Objectives Alterations in regional lung morphology are indicative of pathological changes in the lung. Accurate estimation of morphology-related metrics, particularly volume, is critical in understanding the pathophysiology and progression of disease. Current techniques for lung volume measurement include morphometry based on histologic sectioning and micro-computerized tomography (micro-CT). Advantages of micro-CT as a modality include 3-dimensional (3D) structure preservation, time efficiency and automation. Limitations of current micro-CT imaging techniques for lung volume determination include inefficient procedures for sample preparation and reduced contrast at high resolution to study lung morphology reliably.
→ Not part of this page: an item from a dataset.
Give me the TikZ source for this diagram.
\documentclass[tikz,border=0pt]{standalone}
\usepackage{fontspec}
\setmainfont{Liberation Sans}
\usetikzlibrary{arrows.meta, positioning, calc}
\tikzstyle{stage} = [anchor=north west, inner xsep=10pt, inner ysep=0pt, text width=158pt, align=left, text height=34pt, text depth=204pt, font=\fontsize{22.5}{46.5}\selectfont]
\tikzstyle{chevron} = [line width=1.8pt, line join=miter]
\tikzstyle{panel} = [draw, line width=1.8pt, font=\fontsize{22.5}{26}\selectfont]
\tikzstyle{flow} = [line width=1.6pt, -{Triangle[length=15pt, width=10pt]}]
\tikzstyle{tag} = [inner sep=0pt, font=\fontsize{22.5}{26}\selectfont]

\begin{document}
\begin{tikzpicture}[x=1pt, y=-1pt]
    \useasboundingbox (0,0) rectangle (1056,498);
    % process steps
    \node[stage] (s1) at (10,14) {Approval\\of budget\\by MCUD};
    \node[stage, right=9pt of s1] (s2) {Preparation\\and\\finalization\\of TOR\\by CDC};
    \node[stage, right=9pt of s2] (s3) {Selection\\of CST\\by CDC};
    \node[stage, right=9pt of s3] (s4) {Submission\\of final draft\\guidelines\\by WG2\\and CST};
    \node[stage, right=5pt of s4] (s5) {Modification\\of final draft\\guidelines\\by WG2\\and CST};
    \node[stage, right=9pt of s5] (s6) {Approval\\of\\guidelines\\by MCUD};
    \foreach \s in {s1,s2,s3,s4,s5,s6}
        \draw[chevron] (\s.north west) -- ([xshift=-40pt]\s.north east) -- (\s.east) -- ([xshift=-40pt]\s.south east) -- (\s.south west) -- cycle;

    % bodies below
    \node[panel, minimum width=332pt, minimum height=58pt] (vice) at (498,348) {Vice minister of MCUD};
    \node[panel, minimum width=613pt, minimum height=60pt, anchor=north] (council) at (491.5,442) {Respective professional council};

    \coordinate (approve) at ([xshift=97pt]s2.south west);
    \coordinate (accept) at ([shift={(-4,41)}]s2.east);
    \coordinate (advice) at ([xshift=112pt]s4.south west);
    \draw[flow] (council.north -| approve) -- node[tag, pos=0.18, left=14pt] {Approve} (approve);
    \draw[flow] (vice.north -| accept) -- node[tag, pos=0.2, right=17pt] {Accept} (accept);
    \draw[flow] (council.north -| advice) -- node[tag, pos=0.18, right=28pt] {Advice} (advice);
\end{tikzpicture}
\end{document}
We describe a simple and efficient ex vivo lung preparation technique, adapted from a previously reported method used to evaluate lung fibrosis, to quantify regional lung volumes of wild type (WT) and Claudin18 knockout (KO) mice with lung enlargement using high-resolution (0.7 µm) micro-CT scanning.

Methods Lungs from three wild type (WT) and Claudin18 KO mice (age 4 months) were insufflated with 4% paraformaldehyde at 20 cm H2O pressure overnight. Samples were dehydrated through an ethanol gradient and incubated in hexamethyldisilazane (HMDS) before air-drying. Lungs were scanned at an isotropic resolution of 10 µm at 45kVp, 200mAs with a Scanco µCT50 scanner. Small sections (~2 mm3) cut from distal lung were scanned at an isotropic resolution of 0.7 µm with an energy focused X-ray spectrum. Raw CT data were processed and visualized using AMIRA (FEI) software. 3D segmentation of lung tissue and airspace was performed by exploiting the enhanced radiodensity difference between tissue and air achieved by our method. Total lung and regional volumes (i.e., conducting airways, alveolar space and parenchyma of the small section) were automatically quantified by AMIRA.

Results Consistent with literature values, WT total lung volume (Vlung) and conducting airway volume (Vairway) were 0.62 ± 0.02 ml and 0.110 ± 0.00 ml, respectively. Alveolar airspace fraction (Falv) and parenchymal fraction (Fpar) of the small lung section were 0.79 ± 0.00 and 0.21 ± 0.00, respectively. Alveolar airspace volume (Valv) and parenchymal volume (Vpar), calculated as Falv x (Vlung-Vairway) and Fpar x (Vlung-Vairway), were 0.40 ± 0.01 ml and 0.11 ± 0.01 ml, respectively. Claudin18 KO mice lungs showed increased total lung volume (1.05 ± 0.08 ml, p<0.05) with increased parenchymal volumes (0.56 ± 0.07 ml, p<0.05). WT and Claudin 18 KO total lung volumes were consistent with results obtained by volume displacement showing ~2-fold increases in lung volume in Claudin 18 KO mice.

Conclusions The lung preparation method described preserves lung 3D structure for micro-CT scanning while accentuating tissue-air contrast within the lung. The use of an energy focused X-ray spectrum reduces imaging artifacts, allowing improved visualization of alveolar microstructure and conducting airways at high resolution and facilitating quantification of lung volume changes in different lung compartments. This platform shows promise for accurate quantification of lung volumes in both normal and diseased lungs.